* The exercise
Would you transcribe the listing that follows, character for character, and omit its images?

* Recorded information
— Start —

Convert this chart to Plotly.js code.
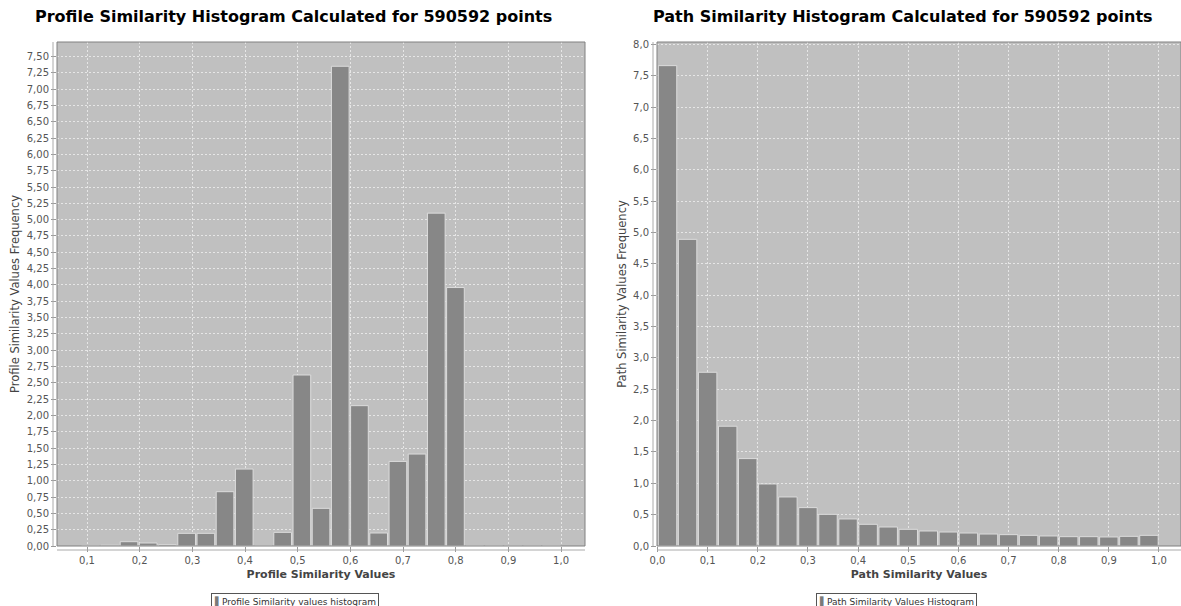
<!DOCTYPE html>
<html>
<head>
<meta charset="utf-8">
<script src="https://cdn.plot.ly/plotly-3.0.1.min.js"></script>
<style>
  html, body { margin: 0; padding: 0; background: #ffffff; }
  #chart { width: 1181px; height: 606px; }
</style>
</head>
<body>
<div id="chart"></div>
<script>
// ---- Data ----
const leftTitle = "Profile Similarity Histogram Calculated for 590592 points";
const leftXTitle = "Profile Similarity Values";
const leftYTitle = "Profile Similarity Values Frequency";
const leftLegend = "Profile Similarity values histogram";
const leftBinStart = [0.0886, 0.1251, 0.1615, 0.1980, 0.2344, 0.2709, 0.3074, 0.3438, 0.3803, 0.4167,
                      0.4532, 0.4897, 0.5261, 0.5626, 0.5990, 0.6355, 0.6720, 0.7084, 0.7449, 0.7813,
                      0.8178, 0.8543, 0.8907, 0.9272, 0.9636];
const leftBinWidth = 0.03646;
const leftFreq = [0.002, 0.012, 0.066, 0.046, 0.020, 0.194, 0.194, 0.832, 1.179, 0.000,
                  0.209, 2.620, 0.577, 7.350, 2.150, 0.199, 1.296, 1.409, 5.100, 3.960,
                  0.000, 0.000, 0.003, 0.000, 0.008];

const rightTitle = "Path Similarity Histogram Calculated for 590592 points";
const rightXTitle = "Path Similarity Values";
const rightYTitle = "Path Similarity Values Frequency";
const rightLegend = "Path Similarity Values Histogram";
const rightBinStart = [0.00, 0.04, 0.08, 0.12, 0.16, 0.20, 0.24, 0.28, 0.32, 0.36,
                       0.40, 0.44, 0.48, 0.52, 0.56, 0.60, 0.64, 0.68, 0.72, 0.76,
                       0.80, 0.84, 0.88, 0.92, 0.96];
const rightBinWidth = 0.04;
const rightFreq = [7.660, 4.890, 2.770, 1.910, 1.394, 0.989, 0.782, 0.612, 0.505, 0.431,
                   0.346, 0.303, 0.266, 0.239, 0.223, 0.207, 0.191, 0.181, 0.170, 0.160,
                   0.149, 0.149, 0.144, 0.154, 0.170];

// ---- Styling ----
const W = 1181, H = 606;
const barColor = '#878787';
const barEdge = '#dcdcdc';
const tickFont = { family: 'DejaVu Sans, sans-serif', size: 10, color: '#555555' };
const xTitleFont = { family: 'DejaVu Sans, sans-serif', size: 11, color: '#444444', weight: 'bold' };
const yTitleFont = { family: 'DejaVu Sans, sans-serif', size: 11.5, color: '#444444' };
const titleFont = { family: 'DejaVu Sans, sans-serif', size: 16, color: '#000000', weight: 'bold' };
const legendFont = { family: 'DejaVu Sans, sans-serif', size: 9, color: '#333333' };

function barTrace(starts, w, vals, xa, ya) {
  return {
    type: 'bar',
    x: starts,
    y: vals,
    width: starts.map(() => w * 0.92),
    offset: starts.map(() => w * 0.04),
    xaxis: xa, yaxis: ya,
    marker: { color: barColor, line: { color: barEdge, width: 1 } },
    showlegend: false,
    hoverinfo: 'x+y'
  };
}

const data = [
  barTrace(leftBinStart, leftBinWidth, leftFreq, 'x', 'y'),
  barTrace(rightBinStart, rightBinWidth, rightFreq, 'x2', 'y2')
];

const gridCommon = {
  showgrid: true,
  gridcolor: 'rgba(255,255,255,0.6)',
  griddash: '2px,2px',
  gridwidth: 1,
  zeroline: false,
  showline: false,
  ticks: 'outside',
  ticklen: 5,
  tickcolor: '#999999',
  tickfont: tickFont,
  fixedrange: true
};

const lDom = [57 / W, 585 / W];
const rDom = [657 / W, 1];

const layout = {
  width: W, height: H,
  margin: { l: 0, r: 0, t: 42, b: 60, pad: 0 },
  paper_bgcolor: '#ffffff',
  plot_bgcolor: '#c0c0c0',
  separators: ',.',
  bargap: 0,
  showlegend: false,
  xaxis: Object.assign({}, gridCommon, {
    domain: lDom, anchor: 'y',
    range: [0.0430, 1.0455], tick0: 0, dtick: 0.1, tickformat: '.1f',
    title: { text: leftXTitle, font: xTitleFont, standoff: 5 }
  }),
  yaxis: Object.assign({}, gridCommon, {
    domain: [0, 1], anchor: 'x',
    range: [0, 7.722], tick0: 0, dtick: 0.25, tickformat: '.2f',
    title: { text: leftYTitle, font: yTitleFont, standoff: 4 }
  }),
  xaxis2: Object.assign({}, gridCommon, {
    domain: rDom, anchor: 'y2',
    range: [-0.001, 1.0439], tick0: 0, dtick: 0.1, tickformat: '.1f',
    title: { text: rightXTitle, font: xTitleFont, standoff: 5 }
  }),
  yaxis2: Object.assign({}, gridCommon, {
    domain: [0, 1], anchor: 'x2',
    range: [0, 8.037], tick0: 0, dtick: 0.5, tickformat: '.1f',
    title: { text: rightYTitle, font: yTitleFont, standoff: 4 }
  }),
  shapes: [
    // plot outlines
    { type: 'rect', xref: 'x domain', yref: 'y domain', x0: 0, x1: 1, y0: 0, y1: 1,
      line: { color: '#808080', width: 1 }, layer: 'above' },
    { type: 'rect', xref: 'x2 domain', yref: 'y2 domain', x0: 0, x1: 1, y0: 0, y1: 1,
      line: { color: '#808080', width: 1 }, layer: 'above' },
    // offset axis lines (left chart)
    { type: 'line', xref: 'x domain', yref: 'y domain', x0: -4 / 528, x1: -4 / 528, y0: 0, y1: 1,
      line: { color: '#aaaaaa', width: 1 } },
    { type: 'line', xref: 'x domain', yref: 'y domain', x0: 0, x1: 1, y0: -4 / 504, y1: -4 / 504,
      line: { color: '#aaaaaa', width: 1 } },
    // offset axis lines (right chart)
    { type: 'line', xref: 'x2 domain', yref: 'y2 domain', x0: -4 / 524, x1: -4 / 524, y0: 0, y1: 1,
      line: { color: '#aaaaaa', width: 1 } },
    { type: 'line', xref: 'x2 domain', yref: 'y2 domain', x0: 0, x1: 1, y0: -4 / 504, y1: -4 / 504,
      line: { color: '#aaaaaa', width: 1 } }
  ],
  annotations: [
    { text: leftTitle, xref: 'paper', yref: 'paper', x: 293 / W, y: 1 + (42 - 17) / 504,
      xanchor: 'center', yanchor: 'middle', showarrow: false, font: titleFont },
    { text: rightTitle, xref: 'paper', yref: 'paper', x: 903 / W, y: 1 + (42 - 17) / 504,
      xanchor: 'center', yanchor: 'middle', showarrow: false, font: titleFont },
    { text: '<span style="color:#7a7a7a">▌</span>' + leftLegend, xref: 'paper', yref: 'paper',
      x: 295 / W, y: -(593 - 546) / 504, xanchor: 'center', yanchor: 'top', showarrow: false,
      font: legendFont, bordercolor: '#555555', borderwidth: 1, borderpad: 2, bgcolor: '#ffffff' },
    { text: '<span style="color:#7a7a7a">▌</span>' + rightLegend, xref: 'paper', yref: 'paper',
      x: 896 / W, y: -(593 - 546) / 504, xanchor: 'center', yanchor: 'top', showarrow: false,
      font: legendFont, bordercolor: '#555555', borderwidth: 1, borderpad: 2, bgcolor: '#ffffff' }
  ]
};

Plotly.newPlot('chart', data, layout, { displayModeBar: false, staticPlot: true });
</script>
</body>
</html>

— End —

* Solution to this problem
Convert this chart to Plotly.js code.
<!DOCTYPE html>
<html>
<head>
<meta charset="utf-8">
<script src="https://cdn.plot.ly/plotly-3.0.1.min.js"></script>
<style>
  html, body { margin: 0; padding: 0; background: #ffffff; }
  #chart { width: 1181px; height: 606px; }
</style>
</head>
<body>
<div id="chart"></div>
<script>
// ---- Data ----
const leftTitle = "Profile Similarity Histogram Calculated for 590592 points";
const leftXTitle = "Profile Similarity Values";
const leftYTitle = "Profile Similarity Values Frequency";
const leftLegend = "Profile Similarity values histogram";
const leftBinStart = [0.0886, 0.1251, 0.1615, 0.1980, 0.2344, 0.2709, 0.3074, 0.3438, 0.3803, 0.4167,
                      0.4532, 0.4897, 0.5261, 0.5626, 0.5990, 0.6355, 0.6720, 0.7084, 0.7449, 0.7813,
                      0.8178, 0.8543, 0.8907, 0.9272, 0.9636];
const leftBinWidth = 0.03646;
const leftFreq = [0.002, 0.012, 0.066, 0.046, 0.020, 0.194, 0.194, 0.832, 1.179, 0.000,
                  0.209, 2.620, 0.577, 7.350, 2.150, 0.199, 1.296, 1.409, 5.100, 3.960,
                  0.000, 0.000, 0.003, 0.000, 0.008];

const rightTitle = "Path Similarity Histogram Calculated for 590592 points";
const rightXTitle = "Path Similarity Values";
const rightYTitle = "Path Similarity Values Frequency";
const rightLegend = "Path Similarity Values Histogram";
const rightBinStart = [0.00, 0.04, 0.08, 0.12, 0.16, 0.20, 0.24, 0.28, 0.32, 0.36,
                       0.40, 0.44, 0.48, 0.52, 0.56, 0.60, 0.64, 0.68, 0.72, 0.76,
                       0.80, 0.84, 0.88, 0.92, 0.96];
const rightBinWidth = 0.04;
const rightFreq = [7.660, 4.890, 2.770, 1.910, 1.394, 0.989, 0.782, 0.612, 0.505, 0.431,
                   0.346, 0.303, 0.266, 0.239, 0.223, 0.207, 0.191, 0.181, 0.170, 0.160,
                   0.149, 0.149, 0.144, 0.154, 0.170];

// ---- Styling ----
const W = 1181, H = 606;
const barColor = '#878787';
const barEdge = '#dcdcdc';
const tickFont = { family: 'DejaVu Sans, sans-serif', size: 10, color: '#555555' };
const xTitleFont = { family: 'DejaVu Sans, sans-serif', size: 11, color: '#444444', weight: 'bold' };
const yTitleFont = { family: 'DejaVu Sans, sans-serif', size: 11.5, color: '#444444' };
const titleFont = { family: 'DejaVu Sans, sans-serif', size: 16, color: '#000000', weight: 'bold' };
const legendFont = { family: 'DejaVu Sans, sans-serif', size: 9, color: '#333333' };

function barTrace(starts, w, vals, xa, ya) {
  return {
    type: 'bar',
    x: starts,
    y: vals,
    width: starts.map(() => w * 0.92),
    offset: starts.map(() => w * 0.04),
    xaxis: xa, yaxis: ya,
    marker: { color: barColor, line: { color: barEdge, width: 1 } },
    showlegend: false,
    hoverinfo: 'x+y'
  };
}

const data = [
  barTrace(leftBinStart, leftBinWidth, leftFreq, 'x', 'y'),
  barTrace(rightBinStart, rightBinWidth, rightFreq, 'x2', 'y2')
];

const gridCommon = {
  showgrid: true,
  gridcolor: 'rgba(255,255,255,0.6)',
  griddash: '2px,2px',
  gridwidth: 1,
  zeroline: false,
  showline: false,
  ticks: 'outside',
  ticklen: 5,
  tickcolor: '#999999',
  tickfont: tickFont,
  fixedrange: true
};

const lDom = [57 / W, 585 / W];
const rDom = [657 / W, 1];

const layout = {
  width: W, height: H,
  margin: { l: 0, r: 0, t: 42, b: 60, pad: 0 },
  paper_bgcolor: '#ffffff',
  plot_bgcolor: '#c0c0c0',
  separators: ',.',
  bargap: 0,
  showlegend: false,
  xaxis: Object.assign({}, gridCommon, {
    domain: lDom, anchor: 'y',
    range: [0.0430, 1.0455], tick0: 0, dtick: 0.1, tickformat: '.1f',
    title: { text: leftXTitle, font: xTitleFont, standoff: 5 }
  }),
  yaxis: Object.assign({}, gridCommon, {
    domain: [0, 1], anchor: 'x',
    range: [0, 7.722], tick0: 0, dtick: 0.25, tickformat: '.2f',
    title: { text: leftYTitle, font: yTitleFont, standoff: 4 }
  }),
  xaxis2: Object.assign({}, gridCommon, {
    domain: rDom, anchor: 'y2',
    range: [-0.001, 1.0439], tick0: 0, dtick: 0.1, tickformat: '.1f',
    title: { text: rightXTitle, font: xTitleFont, standoff: 5 }
  }),
  yaxis2: Object.assign({}, gridCommon, {
    domain: [0, 1], anchor: 'x2',
    range: [0, 8.037], tick0: 0, dtick: 0.5, tickformat: '.1f',
    title: { text: rightYTitle, font: yTitleFont, standoff: 4 }
  }),
  shapes: [
    // plot outlines
    { type: 'rect', xref: 'x domain', yref: 'y domain', x0: 0, x1: 1, y0: 0, y1: 1,
      line: { color: '#808080', width: 1 }, layer: 'above' },
    { type: 'rect', xref: 'x2 domain', yref: 'y2 domain', x0: 0, x1: 1, y0: 0, y1: 1,
      line: { color: '#808080', width: 1 }, layer: 'above' },
    // offset axis lines (left chart)
    { type: 'line', xref: 'x domain', yref: 'y domain', x0: -4 / 528, x1: -4 / 528, y0: 0, y1: 1,
      line: { color: '#aaaaaa', width: 1 } },
    { type: 'line', xref: 'x domain', yref: 'y domain', x0: 0, x1: 1, y0: -4 / 504, y1: -4 / 504,
      line: { color: '#aaaaaa', width: 1 } },
    // offset axis lines (right chart)
    { type: 'line', xref: 'x2 domain', yref: 'y2 domain', x0: -4 / 524, x1: -4 / 524, y0: 0, y1: 1,
      line: { color: '#aaaaaa', width: 1 } },
    { type: 'line', xref: 'x2 domain', yref: 'y2 domain', x0: 0, x1: 1, y0: -4 / 504, y1: -4 / 504,
      line: { color: '#aaaaaa', width: 1 } }
  ],
  annotations: [
    { text: leftTitle, xref: 'paper', yref: 'paper', x: 293 / W, y: 1 + (42 - 17) / 504,
      xanchor: 'center', yanchor: 'middle', showarrow: false, font: titleFont },
    { text: rightTitle, xref: 'paper', yref: 'paper', x: 903 / W, y: 1 + (42 - 17) / 504,
      xanchor: 'center', yanchor: 'middle', showarrow: false, font: titleFont },
    { text: '<span style="color:#7a7a7a">▌</span>' + leftLegend, xref: 'paper', yref: 'paper',
      x: 295 / W, y: -(593 - 546) / 504, xanchor: 'center', yanchor: 'top', showarrow: false,
      font: legendFont, bordercolor: '#555555', borderwidth: 1, borderpad: 2, bgcolor: '#ffffff' },
    { text: '<span style="color:#7a7a7a">▌</span>' + rightLegend, xref: 'paper', yref: 'paper',
      x: 896 / W, y: -(593 - 546) / 504, xanchor: 'center', yanchor: 'top', showarrow: false,
      font: legendFont, bordercolor: '#555555', borderwidth: 1, borderpad: 2, bgcolor: '#ffffff' }
  ]
};

Plotly.newPlot('chart', data, layout, { displayModeBar: false, staticPlot: true });
</script>
</body>
</html>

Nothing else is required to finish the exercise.